• [STATED TASK] Which lines run from the line with "What TikZ code" to the end of the entries? Write out exactly those, leaving out the pictures.

• [DATASET EXTRACT]
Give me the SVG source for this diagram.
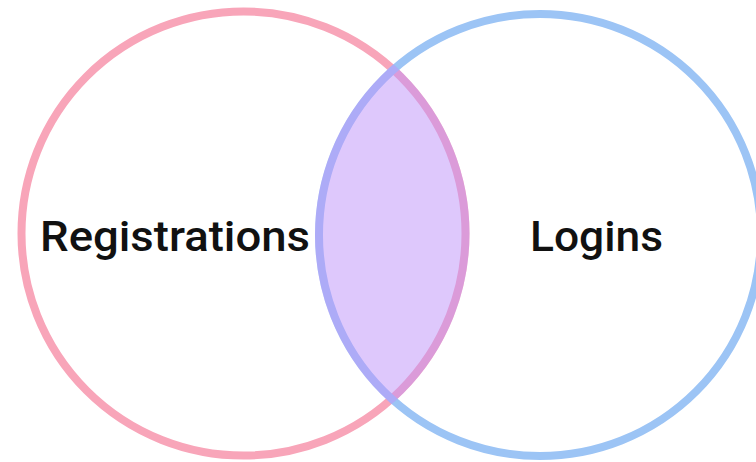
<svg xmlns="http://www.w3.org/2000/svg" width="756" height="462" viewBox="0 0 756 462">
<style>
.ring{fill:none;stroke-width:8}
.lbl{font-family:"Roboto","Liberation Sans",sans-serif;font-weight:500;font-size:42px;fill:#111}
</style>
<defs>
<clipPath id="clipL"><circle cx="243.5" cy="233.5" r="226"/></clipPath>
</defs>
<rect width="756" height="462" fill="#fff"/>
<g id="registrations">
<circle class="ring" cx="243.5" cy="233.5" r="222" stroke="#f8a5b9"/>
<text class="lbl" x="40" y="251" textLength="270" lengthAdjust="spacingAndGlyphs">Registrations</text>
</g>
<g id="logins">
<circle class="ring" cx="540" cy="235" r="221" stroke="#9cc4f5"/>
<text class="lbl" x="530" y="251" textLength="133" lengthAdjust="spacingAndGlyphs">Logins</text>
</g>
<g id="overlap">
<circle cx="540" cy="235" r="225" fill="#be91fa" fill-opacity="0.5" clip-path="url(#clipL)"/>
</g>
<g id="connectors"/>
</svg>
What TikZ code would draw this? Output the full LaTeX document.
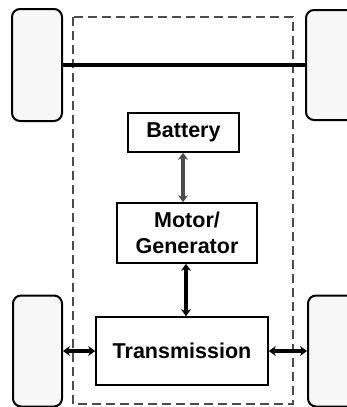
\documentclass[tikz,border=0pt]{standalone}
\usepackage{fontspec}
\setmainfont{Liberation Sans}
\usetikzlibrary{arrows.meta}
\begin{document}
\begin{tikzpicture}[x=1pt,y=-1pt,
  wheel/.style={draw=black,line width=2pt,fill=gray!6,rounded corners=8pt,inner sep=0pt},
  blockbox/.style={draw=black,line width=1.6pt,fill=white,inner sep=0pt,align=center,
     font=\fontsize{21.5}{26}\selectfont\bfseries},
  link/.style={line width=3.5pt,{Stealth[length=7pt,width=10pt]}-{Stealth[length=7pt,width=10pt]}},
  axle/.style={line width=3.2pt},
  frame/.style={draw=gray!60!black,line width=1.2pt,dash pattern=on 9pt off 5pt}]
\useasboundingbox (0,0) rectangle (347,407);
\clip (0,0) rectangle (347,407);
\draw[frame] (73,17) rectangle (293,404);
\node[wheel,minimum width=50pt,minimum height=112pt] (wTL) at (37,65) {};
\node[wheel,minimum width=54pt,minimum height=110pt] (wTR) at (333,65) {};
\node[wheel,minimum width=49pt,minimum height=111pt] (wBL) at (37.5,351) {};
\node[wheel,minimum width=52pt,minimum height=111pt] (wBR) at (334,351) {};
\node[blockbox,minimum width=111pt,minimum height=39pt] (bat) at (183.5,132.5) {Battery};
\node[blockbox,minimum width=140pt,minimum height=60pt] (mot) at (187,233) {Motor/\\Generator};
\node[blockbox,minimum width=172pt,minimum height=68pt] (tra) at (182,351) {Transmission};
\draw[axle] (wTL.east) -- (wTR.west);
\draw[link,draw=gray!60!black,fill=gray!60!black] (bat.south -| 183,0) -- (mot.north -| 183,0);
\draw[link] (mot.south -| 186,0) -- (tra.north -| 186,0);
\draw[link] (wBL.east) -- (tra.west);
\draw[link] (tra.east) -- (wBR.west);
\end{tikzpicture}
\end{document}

• [FULL OUTPUT]
What TikZ code would draw this? Output the full LaTeX document.
\documentclass[tikz,border=0pt]{standalone}
\usepackage{fontspec}
\setmainfont{Liberation Sans}
\usetikzlibrary{arrows.meta}
\begin{document}
\begin{tikzpicture}[x=1pt,y=-1pt,
  wheel/.style={draw=black,line width=2pt,fill=gray!6,rounded corners=8pt,inner sep=0pt},
  blockbox/.style={draw=black,line width=1.6pt,fill=white,inner sep=0pt,align=center,
     font=\fontsize{21.5}{26}\selectfont\bfseries},
  link/.style={line width=3.5pt,{Stealth[length=7pt,width=10pt]}-{Stealth[length=7pt,width=10pt]}},
  axle/.style={line width=3.2pt},
  frame/.style={draw=gray!60!black,line width=1.2pt,dash pattern=on 9pt off 5pt}]
\useasboundingbox (0,0) rectangle (347,407);
\clip (0,0) rectangle (347,407);
\draw[frame] (73,17) rectangle (293,404);
\node[wheel,minimum width=50pt,minimum height=112pt] (wTL) at (37,65) {};
\node[wheel,minimum width=54pt,minimum height=110pt] (wTR) at (333,65) {};
\node[wheel,minimum width=49pt,minimum height=111pt] (wBL) at (37.5,351) {};
\node[wheel,minimum width=52pt,minimum height=111pt] (wBR) at (334,351) {};
\node[blockbox,minimum width=111pt,minimum height=39pt] (bat) at (183.5,132.5) {Battery};
\node[blockbox,minimum width=140pt,minimum height=60pt] (mot) at (187,233) {Motor/\\Generator};
\node[blockbox,minimum width=172pt,minimum height=68pt] (tra) at (182,351) {Transmission};
\draw[axle] (wTL.east) -- (wTR.west);
\draw[link,draw=gray!60!black,fill=gray!60!black] (bat.south -| 183,0) -- (mot.north -| 183,0);
\draw[link] (mot.south -| 186,0) -- (tra.north -| 186,0);
\draw[link] (wBL.east) -- (tra.west);
\draw[link] (tra.east) -- (wBR.west);
\end{tikzpicture}
\end{document}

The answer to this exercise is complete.